Stay in a Love Hotel
While Mrs. Sip and I frequent hourly rate accommodations, this would be a new experience. She can take her usual catnap, while I can peruse the erotic TV programs, try on some kinky costumes and try to chat with all the employees who are supposed to remain out of sight and anonymous. This way, we’ll both be refreshed for the next stop on our whirlwind tour!
Lose Money Playing Pachinko
A game similar to the famous Price is Right contest, Plinko, Pachinko Parlours can be found all throughout Japan. The cool thing about gambling at this game is that you would have something physical – the little balls you try to get to drop in the right slots – to show your winnings, like how Vegas and other gambler’s havens used to actually reward players with coins, not credits.
Buy Something Crazy in a Vending Machine
Apparently these dudes and dudettes have everything from panties to hot dogs to umbrellas in their vending machines. Perhaps I’ll grab one of each!
Drink #148: Japanese Slipper
- 1 oz Melon Liqueur
- 1 oz Cointreau
- 1 oz Lemon Juice
- Garnish with Sour Watermelon
Tomorrow we continue with our tour of Japan. Join us as we offend nearly every citizen of Japanimation!

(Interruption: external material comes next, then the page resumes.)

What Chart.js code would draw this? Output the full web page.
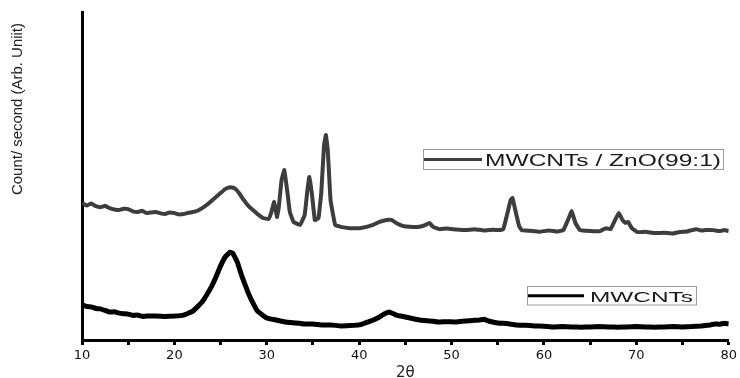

Sip Advisor Bar Notes (4 Sips out of 5):
In a perfect world, I would have been able to use Midori for this martini, but it is unfortunately not easily or economically available to me. Therefore, I resorted to my Melon Liqueur, which always comes through in clutch situations. I find that Lemon Juice can sometimes be too dominant in a recipe, but that doesn’t happen here. It works well with the Melon Liqueur and Cointreau and you taste different things with each sip, which is enjoyable.